Since the log and subfolder deletion only occurs to the read-only file system the same can be done by the feedwriter script in emoncms as only the "low-write" mode will usually be used with a RO file system.

For consistency all the install guides should just tell the user to create the folder and add permissions as usual, this will remain in place for normal read-write installs and be replaced if required by the feedwriter init script if RO.

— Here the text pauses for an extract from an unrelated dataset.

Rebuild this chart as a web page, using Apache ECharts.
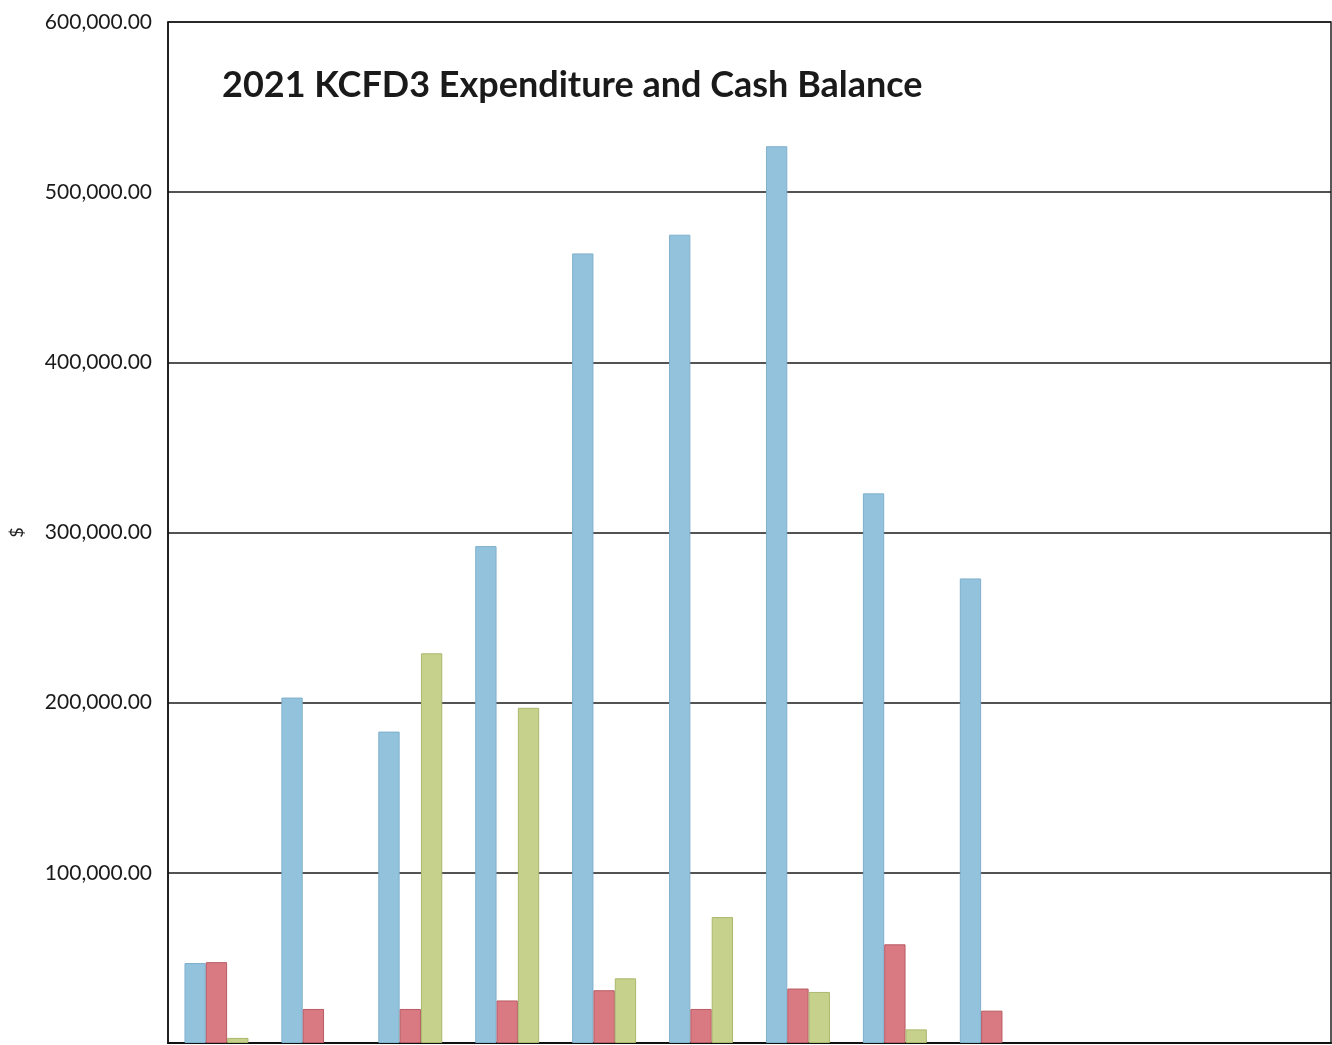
<!DOCTYPE html>
<html>
<head>
<meta charset="utf-8">
<style>
html,body{margin:0;padding:0;background:#fff;}
#chart{width:1332px;height:1045px;}
</style>
<script src="https://cdn.jsdelivr.net/npm/echarts@6/dist/echarts.min.js"></script>
</head>
<body>
<div id="chart"></div>
<script>
const months = ['Jan','Feb','Mar','Apr','May','Jun','Jul','Aug','Sep','Oct','Nov','Dec'];
const cashBalance = [47000, 203000, 183000, 292000, 464000, 475000, 527000, 323000, 273000, null, null, null];
const expenditure = [47500, 20000, 20000, 25000, 31000, 20000, 32000, 58000, 19000, null, null, null];
const revenue = [3000, null, 229000, 197000, 38000, 74000, 30000, 8000, null, null, null, null];
const yTicks = [0, 100000, 200000, 300000, 400000, 500000, 600000];

const chart = echarts.init(document.getElementById('chart'));
const fmt = v => v === 0 ? '' : v.toLocaleString('en-US', {minimumFractionDigits: 2, maximumFractionDigits: 2});
chart.setOption({
  animation: false,
  backgroundColor: '#ffffff',
  title: {
    text: '2021 KCFD3 Expenditure and Cash Balance',
    left: 217, top: 62,
    textStyle: {fontFamily: 'Lato', fontWeight: 'bold', fontSize: 36, color: '#1a1a1a'}
  },
  grid: {left: 164, right: 1, top: 22, bottom: 2, show: true, borderColor: '#222', borderWidth: 1.5, backgroundColor: 'transparent'},
  xAxis: {
    type: 'category', data: months,
    axisLine: {show: true, lineStyle: {color: '#111', width: 2}},
    axisTick: {show: false}, axisLabel: {show: false}
  },
  yAxis: {
    type: 'value', min: yTicks[0], max: yTicks[yTicks.length - 1], interval: 100000,
    name: '$', nameLocation: 'middle', nameRotate: 90, nameGap: 142,
    nameTextStyle: {fontFamily: 'Lato', fontSize: 18, color: '#222'},
    axisLine: {show: true, lineStyle: {color: '#111', width: 1.5}},
    axisTick: {show: false},
    splitLine: {lineStyle: {color: '#1a1a1a', width: 1.5}},
    axisLabel: {formatter: fmt, fontFamily: 'Lato', fontSize: 21, color: '#1a1a1a', margin: 16}
  },
  series: [
    {name: 'Cash Balance', type: 'bar', data: cashBalance, barGap: '0%', barCategoryGap: '34%',
     itemStyle: {color: '#93c2dc', borderColor: '#7fb0cc', borderWidth: 1}},
    {name: 'Expenditure', type: 'bar', data: expenditure,
     itemStyle: {color: '#d97a83', borderColor: '#b85a64', borderWidth: 1}},
    {name: 'Revenue', type: 'bar', data: revenue,
     itemStyle: {color: '#c6d18c', borderColor: '#aab86e', borderWidth: 1}}
  ]
});
</script>
</body>
</html>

Only if the full version (no feedwriter) is used on a read-only OS will there be an issue. But even that would be covered if a complete ramlog/logrotation scheme was used.

Paul

glyn.hudson's picture

Re: log file deleting / rotation? /var/log mounted in tmpfs

emonPi (the new image) sets up the logs on boot, see rc.local: https://github.com/openenergymonitor/emonpi/blob/master/rc.local

Paul Reed's picture

Re: log file deleting / rotation? /var/log mounted in tmpfs

Thanks Glyn. I'm almost there with this now. And will let you have some proposed changes in the next few days to consider.

Paul

glyn.hudson's picture

Re: log file deleting / rotation? /var/log mounted in tmpfs

adpeace's picture

Re: log file deleting / rotation? /var/log mounted in tmpfs

Found this thread after realising that my base station using the pre-built SD card (oldish one from last July I think?) periodically needs rebooting and that the reason was the /var/log had filled up.

Most of the logging was around firewall stuff, multicast igmp packets that were OK on my network but were logged as blocked by UFW. Fair enough.

I looked and it seems that we already have logrotate installed, but the default configuration breaks because of the permission on /var/log being too permissive. If you change the permissions to the expected values (755) then the standard logrotate configuration seems to work. Wouldn't it be better to keep this, and add new config files under /etc/logrotate.d for the emon-specific configs?

(BTW I think generally I fall into the camp of preferring a read-write flash image and reducing writes than having a lot of special-casing for read-only, but I'm also trying to stay close to the 'stock' config for better support, etc.)